__Task objective__. Quote, verbatim, all material below, without pictures.

__Data block__.
>> Begin
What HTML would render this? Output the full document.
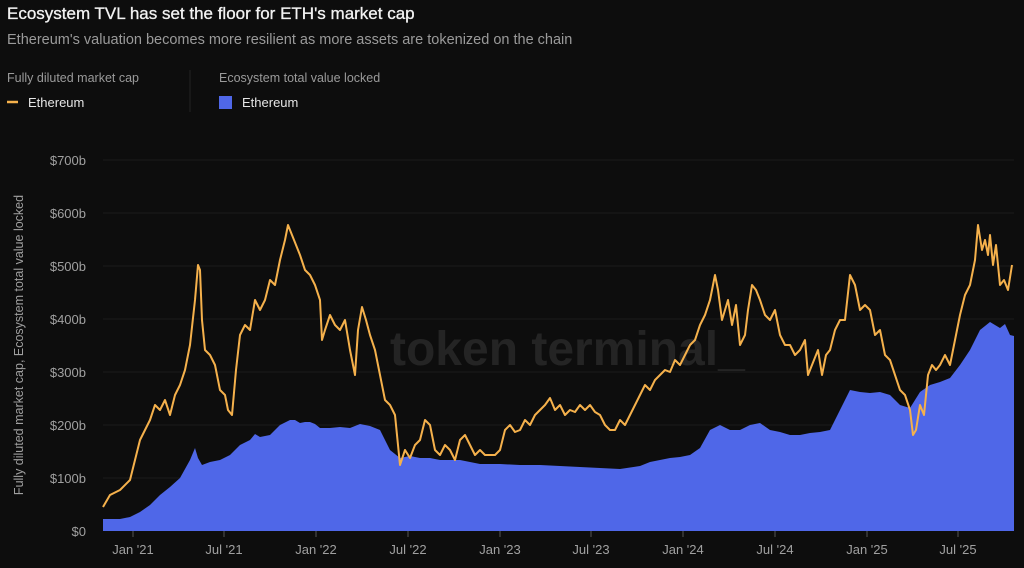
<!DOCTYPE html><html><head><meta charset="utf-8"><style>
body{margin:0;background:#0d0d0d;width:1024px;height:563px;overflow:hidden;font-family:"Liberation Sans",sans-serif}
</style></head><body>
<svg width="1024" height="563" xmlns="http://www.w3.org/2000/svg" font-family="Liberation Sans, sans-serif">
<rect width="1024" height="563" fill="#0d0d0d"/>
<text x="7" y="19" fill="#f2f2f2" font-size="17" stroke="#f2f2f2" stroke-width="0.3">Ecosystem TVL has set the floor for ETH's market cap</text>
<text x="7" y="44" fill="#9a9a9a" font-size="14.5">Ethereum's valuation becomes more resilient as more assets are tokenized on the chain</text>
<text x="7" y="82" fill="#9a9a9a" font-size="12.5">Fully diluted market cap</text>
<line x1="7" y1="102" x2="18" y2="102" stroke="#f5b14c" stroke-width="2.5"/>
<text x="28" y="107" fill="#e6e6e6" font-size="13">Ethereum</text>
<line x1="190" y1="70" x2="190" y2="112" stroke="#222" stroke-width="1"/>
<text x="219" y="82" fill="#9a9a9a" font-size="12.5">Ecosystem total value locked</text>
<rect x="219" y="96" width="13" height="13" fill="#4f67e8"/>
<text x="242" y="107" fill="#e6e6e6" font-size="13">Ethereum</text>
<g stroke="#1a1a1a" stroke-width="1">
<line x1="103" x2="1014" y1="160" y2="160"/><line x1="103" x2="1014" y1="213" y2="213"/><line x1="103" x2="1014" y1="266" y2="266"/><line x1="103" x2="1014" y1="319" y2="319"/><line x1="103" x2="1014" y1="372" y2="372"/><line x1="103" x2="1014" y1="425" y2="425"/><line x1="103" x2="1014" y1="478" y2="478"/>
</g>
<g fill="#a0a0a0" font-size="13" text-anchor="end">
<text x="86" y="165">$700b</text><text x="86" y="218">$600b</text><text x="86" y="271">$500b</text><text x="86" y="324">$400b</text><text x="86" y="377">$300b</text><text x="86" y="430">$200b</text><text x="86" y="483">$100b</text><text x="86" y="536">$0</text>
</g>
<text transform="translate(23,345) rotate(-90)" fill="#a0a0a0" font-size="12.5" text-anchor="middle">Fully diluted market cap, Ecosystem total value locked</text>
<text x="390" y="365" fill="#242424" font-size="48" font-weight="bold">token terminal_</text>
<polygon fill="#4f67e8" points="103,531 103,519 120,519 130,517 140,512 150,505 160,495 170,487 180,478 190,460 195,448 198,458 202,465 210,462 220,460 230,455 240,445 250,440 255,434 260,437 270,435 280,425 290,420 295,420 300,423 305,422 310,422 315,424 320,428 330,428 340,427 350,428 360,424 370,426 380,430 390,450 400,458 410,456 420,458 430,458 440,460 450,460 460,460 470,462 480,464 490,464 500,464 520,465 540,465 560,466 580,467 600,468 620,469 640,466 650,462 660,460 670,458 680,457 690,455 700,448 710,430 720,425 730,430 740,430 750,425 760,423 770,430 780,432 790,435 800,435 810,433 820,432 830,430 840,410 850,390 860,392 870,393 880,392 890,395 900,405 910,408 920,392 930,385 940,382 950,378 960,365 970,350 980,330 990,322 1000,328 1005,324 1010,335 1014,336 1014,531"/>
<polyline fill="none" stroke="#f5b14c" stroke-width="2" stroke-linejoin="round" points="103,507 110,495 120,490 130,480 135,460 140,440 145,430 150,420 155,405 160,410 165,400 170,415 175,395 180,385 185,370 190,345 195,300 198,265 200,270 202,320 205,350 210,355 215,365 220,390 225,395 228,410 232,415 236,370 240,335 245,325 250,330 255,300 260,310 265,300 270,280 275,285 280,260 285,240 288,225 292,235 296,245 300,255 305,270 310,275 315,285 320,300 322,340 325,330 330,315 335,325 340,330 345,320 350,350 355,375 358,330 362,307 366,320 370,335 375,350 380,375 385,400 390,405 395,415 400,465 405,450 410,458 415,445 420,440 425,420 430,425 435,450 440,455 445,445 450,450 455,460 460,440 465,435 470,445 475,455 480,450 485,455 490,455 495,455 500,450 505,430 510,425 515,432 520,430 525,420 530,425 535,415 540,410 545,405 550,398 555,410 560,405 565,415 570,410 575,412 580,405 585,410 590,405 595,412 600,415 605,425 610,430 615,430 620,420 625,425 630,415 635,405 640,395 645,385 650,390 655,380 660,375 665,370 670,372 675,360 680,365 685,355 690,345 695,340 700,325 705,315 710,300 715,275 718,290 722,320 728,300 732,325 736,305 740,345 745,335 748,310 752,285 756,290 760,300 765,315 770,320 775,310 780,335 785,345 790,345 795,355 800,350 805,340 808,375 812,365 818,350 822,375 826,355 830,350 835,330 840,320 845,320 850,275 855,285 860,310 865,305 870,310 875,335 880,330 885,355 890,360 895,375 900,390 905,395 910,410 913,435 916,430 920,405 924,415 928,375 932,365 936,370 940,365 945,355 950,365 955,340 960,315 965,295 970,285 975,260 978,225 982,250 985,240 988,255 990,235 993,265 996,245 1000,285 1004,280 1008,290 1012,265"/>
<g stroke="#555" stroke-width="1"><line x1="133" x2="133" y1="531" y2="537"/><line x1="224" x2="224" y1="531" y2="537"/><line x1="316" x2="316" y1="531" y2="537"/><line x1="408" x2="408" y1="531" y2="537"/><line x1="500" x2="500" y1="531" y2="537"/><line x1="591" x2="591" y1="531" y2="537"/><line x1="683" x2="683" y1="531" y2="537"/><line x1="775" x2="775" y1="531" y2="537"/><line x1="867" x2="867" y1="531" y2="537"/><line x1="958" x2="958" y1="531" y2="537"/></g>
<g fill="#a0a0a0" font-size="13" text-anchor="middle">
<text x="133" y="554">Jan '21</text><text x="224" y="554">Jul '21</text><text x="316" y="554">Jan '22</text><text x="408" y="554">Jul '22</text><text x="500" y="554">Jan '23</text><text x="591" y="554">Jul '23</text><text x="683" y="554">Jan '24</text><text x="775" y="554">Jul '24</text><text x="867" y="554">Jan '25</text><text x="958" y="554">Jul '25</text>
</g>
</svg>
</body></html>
>> End
__Exercise solution__.
What HTML would render this? Output the full document.
<!DOCTYPE html><html><head><meta charset="utf-8"><style>
body{margin:0;background:#0d0d0d;width:1024px;height:563px;overflow:hidden;font-family:"Liberation Sans",sans-serif}
</style></head><body>
<svg width="1024" height="563" xmlns="http://www.w3.org/2000/svg" font-family="Liberation Sans, sans-serif">
<rect width="1024" height="563" fill="#0d0d0d"/>
<text x="7" y="19" fill="#f2f2f2" font-size="17" stroke="#f2f2f2" stroke-width="0.3">Ecosystem TVL has set the floor for ETH's market cap</text>
<text x="7" y="44" fill="#9a9a9a" font-size="14.5">Ethereum's valuation becomes more resilient as more assets are tokenized on the chain</text>
<text x="7" y="82" fill="#9a9a9a" font-size="12.5">Fully diluted market cap</text>
<line x1="7" y1="102" x2="18" y2="102" stroke="#f5b14c" stroke-width="2.5"/>
<text x="28" y="107" fill="#e6e6e6" font-size="13">Ethereum</text>
<line x1="190" y1="70" x2="190" y2="112" stroke="#222" stroke-width="1"/>
<text x="219" y="82" fill="#9a9a9a" font-size="12.5">Ecosystem total value locked</text>
<rect x="219" y="96" width="13" height="13" fill="#4f67e8"/>
<text x="242" y="107" fill="#e6e6e6" font-size="13">Ethereum</text>
<g stroke="#1a1a1a" stroke-width="1">
<line x1="103" x2="1014" y1="160" y2="160"/><line x1="103" x2="1014" y1="213" y2="213"/><line x1="103" x2="1014" y1="266" y2="266"/><line x1="103" x2="1014" y1="319" y2="319"/><line x1="103" x2="1014" y1="372" y2="372"/><line x1="103" x2="1014" y1="425" y2="425"/><line x1="103" x2="1014" y1="478" y2="478"/>
</g>
<g fill="#a0a0a0" font-size="13" text-anchor="end">
<text x="86" y="165">$700b</text><text x="86" y="218">$600b</text><text x="86" y="271">$500b</text><text x="86" y="324">$400b</text><text x="86" y="377">$300b</text><text x="86" y="430">$200b</text><text x="86" y="483">$100b</text><text x="86" y="536">$0</text>
</g>
<text transform="translate(23,345) rotate(-90)" fill="#a0a0a0" font-size="12.5" text-anchor="middle">Fully diluted market cap, Ecosystem total value locked</text>
<text x="390" y="365" fill="#242424" font-size="48" font-weight="bold">token terminal_</text>
<polygon fill="#4f67e8" points="103,531 103,519 120,519 130,517 140,512 150,505 160,495 170,487 180,478 190,460 195,448 198,458 202,465 210,462 220,460 230,455 240,445 250,440 255,434 260,437 270,435 280,425 290,420 295,420 300,423 305,422 310,422 315,424 320,428 330,428 340,427 350,428 360,424 370,426 380,430 390,450 400,458 410,456 420,458 430,458 440,460 450,460 460,460 470,462 480,464 490,464 500,464 520,465 540,465 560,466 580,467 600,468 620,469 640,466 650,462 660,460 670,458 680,457 690,455 700,448 710,430 720,425 730,430 740,430 750,425 760,423 770,430 780,432 790,435 800,435 810,433 820,432 830,430 840,410 850,390 860,392 870,393 880,392 890,395 900,405 910,408 920,392 930,385 940,382 950,378 960,365 970,350 980,330 990,322 1000,328 1005,324 1010,335 1014,336 1014,531"/>
<polyline fill="none" stroke="#f5b14c" stroke-width="2" stroke-linejoin="round" points="103,507 110,495 120,490 130,480 135,460 140,440 145,430 150,420 155,405 160,410 165,400 170,415 175,395 180,385 185,370 190,345 195,300 198,265 200,270 202,320 205,350 210,355 215,365 220,390 225,395 228,410 232,415 236,370 240,335 245,325 250,330 255,300 260,310 265,300 270,280 275,285 280,260 285,240 288,225 292,235 296,245 300,255 305,270 310,275 315,285 320,300 322,340 325,330 330,315 335,325 340,330 345,320 350,350 355,375 358,330 362,307 366,320 370,335 375,350 380,375 385,400 390,405 395,415 400,465 405,450 410,458 415,445 420,440 425,420 430,425 435,450 440,455 445,445 450,450 455,460 460,440 465,435 470,445 475,455 480,450 485,455 490,455 495,455 500,450 505,430 510,425 515,432 520,430 525,420 530,425 535,415 540,410 545,405 550,398 555,410 560,405 565,415 570,410 575,412 580,405 585,410 590,405 595,412 600,415 605,425 610,430 615,430 620,420 625,425 630,415 635,405 640,395 645,385 650,390 655,380 660,375 665,370 670,372 675,360 680,365 685,355 690,345 695,340 700,325 705,315 710,300 715,275 718,290 722,320 728,300 732,325 736,305 740,345 745,335 748,310 752,285 756,290 760,300 765,315 770,320 775,310 780,335 785,345 790,345 795,355 800,350 805,340 808,375 812,365 818,350 822,375 826,355 830,350 835,330 840,320 845,320 850,275 855,285 860,310 865,305 870,310 875,335 880,330 885,355 890,360 895,375 900,390 905,395 910,410 913,435 916,430 920,405 924,415 928,375 932,365 936,370 940,365 945,355 950,365 955,340 960,315 965,295 970,285 975,260 978,225 982,250 985,240 988,255 990,235 993,265 996,245 1000,285 1004,280 1008,290 1012,265"/>
<g stroke="#555" stroke-width="1"><line x1="133" x2="133" y1="531" y2="537"/><line x1="224" x2="224" y1="531" y2="537"/><line x1="316" x2="316" y1="531" y2="537"/><line x1="408" x2="408" y1="531" y2="537"/><line x1="500" x2="500" y1="531" y2="537"/><line x1="591" x2="591" y1="531" y2="537"/><line x1="683" x2="683" y1="531" y2="537"/><line x1="775" x2="775" y1="531" y2="537"/><line x1="867" x2="867" y1="531" y2="537"/><line x1="958" x2="958" y1="531" y2="537"/></g>
<g fill="#a0a0a0" font-size="13" text-anchor="middle">
<text x="133" y="554">Jan '21</text><text x="224" y="554">Jul '21</text><text x="316" y="554">Jan '22</text><text x="408" y="554">Jul '22</text><text x="500" y="554">Jan '23</text><text x="591" y="554">Jul '23</text><text x="683" y="554">Jan '24</text><text x="775" y="554">Jul '24</text><text x="867" y="554">Jan '25</text><text x="958" y="554">Jul '25</text>
</g>
</svg>
</body></html>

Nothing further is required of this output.